Особое чувство, присущее этим стихам, можно назвать «чувством фронтира»: мир вокруг как будто все время угрожает «сжаться», и поэт должен совершать ежеминутное усилие, чтобы заново «колонизировать» его. При этом здесь нет никакого поэтического насилия над миром, желания искусственно его упорядочить: он может оставаться таким, какой есть: растрепанным и хаотичным, но доступным для наблюдения. Жажда увидеть все, пронизывающая эти стихи, выступает как своего рода катализатор, заставляющий поэта постоянно находиться в поисках новых и новых подробностей. Такой процесс собирания мира из деталей никогда не останавливается, ведь стоит остановиться — и мир снова разлетится на хаотические фрагменты.
Существует, наверное, множество причин, по которым книга называется «Бурятская Трансильвания»: и особый «готический», немного брутальный флер, овевающий жизнь в Улан-Удэ, и существование на границе с буйной природой Байкала, окруженного возвышенностями и лесами («трансильвания» — это ведь буквально «междулесье»), и косвенное указание на буддийский воздух, которым дышат герои этих стихов. Возможно, именно буддизм обеспечивает особую оптику, при которой мир выглядит непрерывно текущим потоком.

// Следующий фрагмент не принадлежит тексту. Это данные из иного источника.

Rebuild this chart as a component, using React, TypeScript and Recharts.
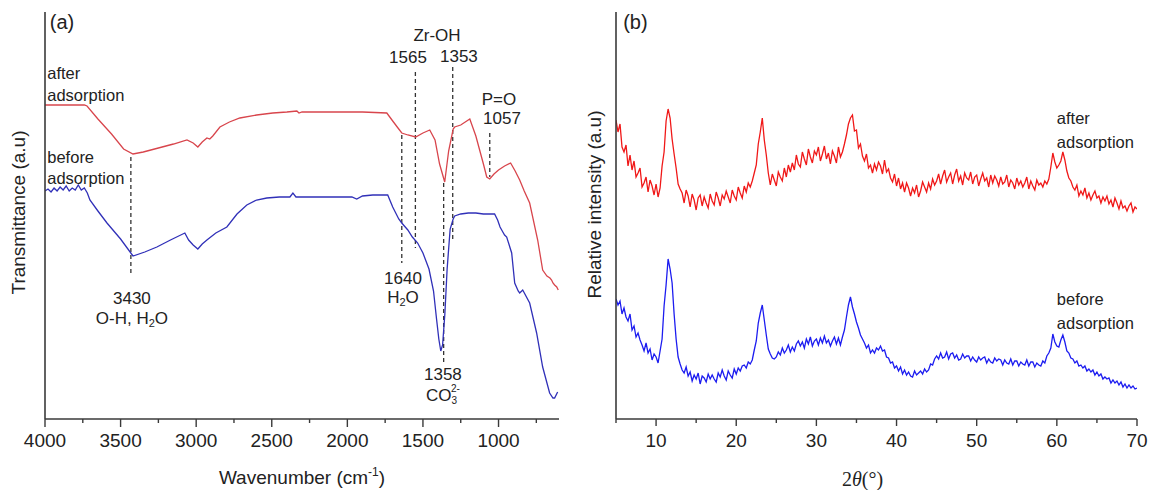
import React from "react";
import {
  Label,
  Line,
  LineChart,
  ReferenceDot,
  ReferenceLine,
  XAxis,
  YAxis,
} from "recharts";

const SANS = '"Liberation Sans", Arial, sans-serif';
const SERIF = '"Liberation Serif", "Times New Roman", serif';
const INK = "#222";
const AXIS = "#3a3a3a";

// ---------- (a) FTIR: [wavenumber cm-1, transmittance a.u.]
const ftirTicks = [
  4000, 3750, 3500, 3250, 3000, 2750, 2500, 2250, 2000, 1750, 1500, 1250,
  1000, 750,
];

const ftirAfter: [number, number][] = [
  [4000, 314], [3900, 314], [3800, 314], [3740, 314], [3722, 313], [3650, 300],
  [3560, 285], [3480, 270], [3418, 265], [3350, 267], [3250, 271], [3150, 275],
  [3061, 279], [3020, 276], [2989, 272], [2960, 277], [2929, 281], [2910, 280],
  [2890, 283], [2843, 292], [2780, 297], [2711, 301], [2600, 304], [2493, 306],
  [2400, 307], [2334, 308], [2320, 306], [2300, 307], [2100, 307], [1900, 307],
  [1739, 306], [1700, 298], [1660, 290], [1640, 286], [1600, 284], [1548, 282],
  [1500, 286], [1455, 289], [1420, 279], [1390, 255], [1356, 237], [1330, 268],
  [1300, 290], [1290, 292], [1250, 294], [1190, 300], [1150, 283], [1100, 255],
  [1078, 242], [1058, 240], [1030, 245], [1000, 249], [960, 253], [920, 256],
  [890, 248], [860, 239], [830, 228], [794, 216], [741, 179], [708, 149],
  [680, 143], [660, 141], [649, 139], [640, 136], [629, 134], [615, 132],
  [605, 129],
];

const ftirBefore: [number, number][] = [
  [4000, 228], [3980, 230], [3960, 227], [3940, 231], [3920, 228], [3900, 232],
  [3880, 229], [3860, 233], [3840, 228], [3820, 231], [3800, 229], [3780, 234],
  [3760, 229], [3740, 231], [3720, 226], [3703, 219], [3650, 208], [3590, 196],
  [3500, 180], [3418, 163], [3340, 167], [3260, 172], [3170, 179], [3075, 186],
  [3050, 179], [3020, 174], [2989, 170], [2960, 175], [2929, 179], [2870, 186],
  [2797, 192], [2730, 205], [2665, 214], [2600, 219], [2533, 221], [2450, 222],
  [2380, 222], [2360, 226], [2340, 222], [2200, 222], [2050, 222], [1970, 222],
  [1938, 220], [1900, 223], [1832, 224], [1733, 224], [1700, 212], [1660, 200],
  [1640, 196], [1600, 189], [1570, 182], [1535, 176], [1500, 166], [1460, 150],
  [1430, 128], [1410, 100], [1395, 80], [1382, 68], [1370, 74], [1355, 105],
  [1340, 150], [1320, 190], [1300, 200], [1290, 203], [1250, 205], [1200, 206],
  [1150, 206], [1100, 205], [1026, 205], [1006, 199], [990, 192], [979, 189],
  [960, 184], [946, 182], [913, 166], [893, 136], [870, 128], [860, 126],
  [840, 129], [794, 116], [748, 86], [708, 52], [662, 26], [640, 21],
  [629, 21], [609, 27],
];

// dashed peak markers: [wavenumber, from, to]
const ftirMarkers: [number, number, number][] = [
  [3432, 262, 146],
  [1640, 284, 156],
  [1550, 347, 171],
  [1303, 352, 179],
  [1363, 236, 54],
  [1058, 286, 242],
];

// ---------- (b) XRD: intensity every 0.25 deg from 5 to 70 (2 theta)
const xrdTicks = [5, 10, 15, 20, 25, 30, 35, 40, 45, 50, 55, 60, 65, 70];

const xrdAfter = [
  316, 304, 312, 289, 284, 291, 270, 281, 266, 275, 259, 263, 268, 249, 253, 259,
  244, 256, 250, 241, 252, 239, 248, 270, 284, 315, 327, 318, 297, 282, 268, 252,
  247, 243, 233, 246, 240, 229, 242, 236, 226, 238, 241, 230, 239, 233, 228, 242,
  235, 231, 244, 238, 230, 241, 237, 245, 239, 233, 246, 240, 236, 249, 243, 238,
  250, 244, 253, 249, 255, 263, 271, 292, 304, 318, 296, 281, 263, 251, 262, 256,
  250, 264, 259, 255, 268, 259, 271, 264, 273, 266, 281, 272, 269, 284, 277, 271,
  287, 279, 273, 285, 281, 289, 275, 282, 290, 277, 283, 272, 285, 280, 273, 289,
  279, 284, 292, 301, 312, 318, 321, 305, 306, 288, 292, 280, 275, 282, 268, 271,
  263, 272, 266, 274, 270, 262, 276, 264, 267, 258, 254, 262, 250, 258, 247, 253,
  244, 253, 248, 240, 248, 243, 251, 239, 245, 254, 249, 244, 253, 247, 257, 251,
  255, 262, 252, 260, 266, 254, 259, 263, 252, 261, 267, 255, 260, 251, 263, 258,
  256, 264, 252, 259, 261, 250, 257, 263, 255, 258, 249, 261, 253, 260, 256, 250,
  259, 252, 254, 261, 249, 256, 253, 247, 258, 251, 255, 249, 253, 259, 247, 255,
  250, 246, 256, 251, 253, 249, 255, 252, 257, 269, 283, 274, 268, 271, 275, 284,
  276, 265, 258, 255, 249, 246, 251, 240, 245, 241, 248, 238, 243, 236, 241, 245,
  238, 240, 233, 239, 235, 240, 232, 236, 229, 238, 233, 227, 235, 228, 230, 225,
  230, 233, 224, 229, 227,
];

const xrdBefore = [
  137, 131, 135, 122, 128, 119, 115, 122, 106, 110, 99, 103, 96, 91, 85, 93,
  83, 87, 76, 82, 79, 73, 85, 97, 130, 151, 177, 167, 153, 122, 97, 79,
  72, 66, 63, 69, 60, 64, 55, 61, 57, 63, 52, 60, 58, 54, 62, 57,
  61, 57, 54, 63, 59, 66, 60, 56, 65, 61, 58, 67, 62, 68, 65, 70,
  71, 68, 74, 72, 76, 86, 95, 113, 123, 131, 116, 101, 87, 82, 78, 77,
  79, 84, 81, 88, 83, 86, 91, 84, 89, 85, 92, 95, 90, 94, 88, 97,
  92, 99, 90, 95, 97, 91, 98, 93, 100, 93, 96, 90, 95, 99, 92, 98,
  91, 99, 106, 119, 131, 139, 129, 122, 114, 108, 101, 97, 93, 88, 91, 83,
  86, 83, 88, 86, 90, 85, 86, 79, 78, 73, 74, 68, 70, 65, 69, 62,
  66, 61, 64, 60, 59, 65, 61, 63, 65, 62, 67, 64, 66, 72, 71, 77,
  80, 77, 83, 78, 79, 84, 77, 82, 83, 78, 81, 76, 77, 82, 78, 80,
  80, 75, 79, 76, 74, 79, 76, 78, 79, 73, 77, 74, 73, 78, 75, 77,
  76, 71, 76, 73, 72, 77, 71, 75, 75, 70, 74, 72, 71, 76, 70, 74,
  74, 69, 73, 71, 70, 75, 73, 80, 83, 88, 102, 94, 90, 89, 96, 101,
  94, 85, 83, 78, 77, 73, 75, 70, 71, 68, 70, 65, 67, 64, 66, 61,
  64, 60, 62, 57, 59, 57, 58, 53, 56, 53, 55, 51, 54, 49, 52, 48,
  51, 48, 50, 47, 48,
];

const toPoints = (rows: [number, number][]) =>
  rows.map(([x, y]) => ({ x, y }));
const xrdPoints = (values: number[]) =>
  values.map((y, i) => ({ x: 5 + i * 0.25, y }));

const makeTick =
  (isMajor: (v: number) => boolean, majorLen: number, minorLen: number) =>
  (props: any) => {
    const { x, y, payload } = props;
    const big = isMajor(payload.value);
    return (
      <g>
        <line
          x1={x}
          x2={x}
          y1={y}
          y2={y + (big ? majorLen : minorLen)}
          stroke={AXIS}
          strokeWidth={1.4}
        />
        {big && (
          <text
            x={x}
            y={y + 28}
            textAnchor="middle"
            fontSize={19}
            fontFamily={SANS}
            fill={INK}
          >
            {payload.value}
          </text>
        )}
      </g>
    );
  };

const Note = ({ cx, cy, anchor = "middle", size = 17, children }: any) => (
  <text
    x={cx}
    y={cy}
    textAnchor={anchor}
    dominantBaseline="central"
    fontSize={size}
    fontFamily={SANS}
    fill={INK}
  >
    {children}
  </text>
);

const note = (
  x: number,
  y: number,
  content: React.ReactNode,
  anchor = "middle",
  size = 17
) => (
  <ReferenceDot
    key={`${x}-${y}`}
    x={x}
    y={y}
    r={0}
    ifOverflow="visible"
    shape={(p: any) => (
      <Note cx={p.cx} cy={p.cy} anchor={anchor} size={size}>
        {content}
      </Note>
    )}
  />
);

const YTitle = ({ viewBox, text, dx, dy }: any) => {
  const cx = viewBox.x + dx;
  const cy = viewBox.y + viewBox.height / 2 + dy;
  return (
    <text
      x={cx}
      y={cy}
      transform={`rotate(-90 ${cx} ${cy})`}
      textAnchor="middle"
      dominantBaseline="central"
      fontSize={19}
      fontFamily={SANS}
      fill={INK}
    >
      {text}
    </text>
  );
};

const FtirChart = () => (
  <LineChart
    width={580}
    height={490}
    margin={{ top: 12, right: 21, bottom: 31, left: 44 }}
  >
    <XAxis
      type="number"
      dataKey="x"
      domain={[600, 4000]}
      reversed
      allowDataOverflow
      ticks={ftirTicks}
      interval={0}
      height={40}
      tickSize={0}
      tickMargin={0}
      tickLine={false}
      stroke={AXIS}
      strokeWidth={1.6}
      tick={makeTick((v) => v % 500 === 0, 8, 4)}
    >
      <Label
        content={({ viewBox }: any) => (
          <text
            x={viewBox.x + viewBox.width / 2}
            y={viewBox.y + 65}
            textAnchor="middle"
            fontSize={19}
            fontFamily={SANS}
            fill={INK}
          >
            Wavenumber (cm
            <tspan dy={-8} fontSize={12}>
              -1
            </tspan>
            <tspan dy={8}>)</tspan>
          </text>
        )}
      />
    </XAxis>
    <YAxis
      type="number"
      domain={[0, 407]}
      allowDataOverflow
      width={1}
      tick={false}
      tickLine={false}
      stroke={AXIS}
      strokeWidth={1.6}
    >
      <Label
        content={(p: any) => (
          <YTitle {...p} text="Transmittance (a.u)" dx={-26} dy={-3} />
        )}
      />
    </YAxis>

    {ftirMarkers.map(([wn, from, to]) => (
      <ReferenceLine
        key={wn}
        segment={[
          { x: wn, y: from },
          { x: wn, y: to },
        ]}
        stroke="#333"
        strokeWidth={1.3}
        strokeDasharray="4 3"
      />
    ))}

    <Line
      data={toPoints(ftirAfter)}
      dataKey="y"
      type="linear"
      stroke="#d8454c"
      strokeWidth={1.3}
      dot={false}
      isAnimationActive={false}
    />
    <Line
      data={toPoints(ftirBefore)}
      dataKey="y"
      type="linear"
      stroke="#3030b8"
      strokeWidth={1.3}
      dot={false}
      isAnimationActive={false}
    />

    {note(3968, 397, "(a)", "start", 20)}
    {note(3985, 346, "after", "start", 16.5)}
    {note(3985, 324, "adsorption", "start", 16.5)}
    {note(3985, 262, "before", "start", 16.5)}
    {note(3985, 241, "adsorption", "start", 16.5)}
    {note(3425, 121, "3430")}
    {note(
      3425,
      101,
      <>
        O-H, H
        <tspan dy={5} fontSize={11}>
          2
        </tspan>
        <tspan dy={-5}>O</tspan>
      </>
    )}
    {note(1632, 141, "1640")}
    {note(
      1632,
      122,
      <>
        H
        <tspan dy={5} fontSize={11}>
          2
        </tspan>
        <tspan dy={-5}>O</tspan>
      </>
    )}
    {note(1368, 45, "1358")}
    {note(
      1368,
      24,
      <>
        CO
        <tspan dy={5} fontSize={10}>
          3
        </tspan>
        <tspan dx={-6} dy={-12} fontSize={10}>
          2-
        </tspan>
      </>
    )}
    {note(1599, 362, "1565")}
    {note(1407, 384, "Zr-OH")}
    {note(1262, 363, "1353")}
    {note(997, 320, "P=O")}
    {note(977, 301, "1057")}
  </LineChart>
);

const XrdChart = () => (
  <LineChart
    width={572}
    height={490}
    margin={{ top: 12, right: 15, bottom: 31, left: 35 }}
  >
    <XAxis
      type="number"
      dataKey="x"
      domain={[5, 70]}
      allowDataOverflow
      ticks={xrdTicks}
      interval={0}
      height={40}
      tickSize={0}
      tickMargin={0}
      tickLine={false}
      stroke={AXIS}
      strokeWidth={1.6}
      tick={makeTick((v) => v % 10 === 0, 7, 4)}
    >
      <Label
        content={({ viewBox }: any) => (
          <text
            x={viewBox.x + viewBox.width / 2 - 14}
            y={viewBox.y + 67}
            textAnchor="middle"
            fontSize={20}
            fontFamily={SERIF}
            fill={INK}
          >
            2<tspan fontStyle="italic">θ</tspan>(°)
          </text>
        )}
      />
    </XAxis>
    <YAxis
      type="number"
      domain={[17, 424]}
      allowDataOverflow
      width={1}
      tick={false}
      tickLine={false}
      stroke={AXIS}
      strokeWidth={1.6}
    >
      <Label
        content={(p: any) => (
          <YTitle {...p} text="Relative intensity (a.u)" dx={-21} dy={-11} />
        )}
      />
    </YAxis>

    <Line
      data={xrdPoints(xrdAfter)}
      dataKey="y"
      type="linear"
      stroke="#f01818"
      strokeWidth={1.3}
      dot={false}
      isAnimationActive={false}
    />
    <Line
      data={xrdPoints(xrdBefore)}
      dataKey="y"
      type="linear"
      stroke="#1c1cf0"
      strokeWidth={1.3}
      dot={false}
      isAnimationActive={false}
    />

    {note(5.9, 414, "(b)", "start", 20)}
    {note(60, 318, "after", "start", 16.5)}
    {note(60, 294, "adsorption", "start", 16.5)}
    {note(60, 137, "before", "start", 16.5)}
    {note(60, 113, "adsorption", "start", 16.5)}
  </LineChart>
);

export default function App() {
  return (
    <div
      style={{
        position: "relative",
        width: 1152,
        height: 490,
        background: "#fff",
        overflow: "hidden",
      }}
    >
      <style>{"body{margin:0}"}</style>
      <div style={{ position: "absolute", left: 0, top: 0 }}>
        <FtirChart />
      </div>
      <div style={{ position: "absolute", left: 580, top: 0 }}>
        <XrdChart />
      </div>
    </div>
  );
}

Образ потока, несущего разнородные явления, сталкивающего их друг с другом во множестве мальстремов, — то, что приходит в голову при чтении этих стихов, где традиционная мантра может легко столкнуться с рэперским речитативом:
Ом мани падме хум, Эминем!
Твоя справедливость в ремнях Зоргам.
Мы разбегаемся на широких, как твои трубы, улицах.
Ты печален, и не слышны наши голоса —
дочерние предприятия нашей музыки.
Поэзия Уитмена во многом была отражением идей Эмерсона, для которого ключевым событием стало знакомство с «Бхагаватгитой» и философией веданты. Пришедшие спустя столетие битники обращались к дзен-буддизму, видя в нем во многом те же универсалистские черты. Перенов — конечно, последователь битников: нота, звучащая в «Вопле» или «Сутре подсолнуха» Гинзберга, отчетливо звучит и в его стихах. Но в его поэзии буддистский контекст получает своего рода «заземление», существуя не как книжное учение, а как живая практика, фильтр восприятия, глубоко встроенный в структуру видимого.
Стихи, собранные в этой книге, писались на протяжении нескольких десятилетий; менялась их форма: постепенно уходили рифмы и классические ритмы, удлинялась строка. Словно бы форма стиха постепенно подстраивалась под форму реальности, также превращаясь в поток, где не должно быть никаких искусственно расставленных преград и где сознание остается свободным, не привязанным ни к каким конкретным вещам или явлениям, наблюдающим, но не бесстрастным. Напротив, эти стихи очень эмоциональны, и их главная эмоция — восторг перед разнообразием мира и его явлений.
Это своего рода фрагментарный эпос, где отдельные стихи сами по себе могут значить не так уж и много, быть более или менее удачными, но вместе складываются в сагу о времени и пространстве. Увидеть такое пространство ясно можно, кажется, только из той точки, где находится Перенов, — из Бурятии как русского фронтира, где как будто заканчивается познаваемый мир, а на всем, проходящим перед взглядом, лежит отблеск иной реальности. Бескрайность нечеловеческого мира как будто захватывает здесь мир человеческий, смешивается с ним, так что люди, порождаемые ими знаки и символы, вся их мелкая и многообразная деятельность почти неотличимы от явлений природы.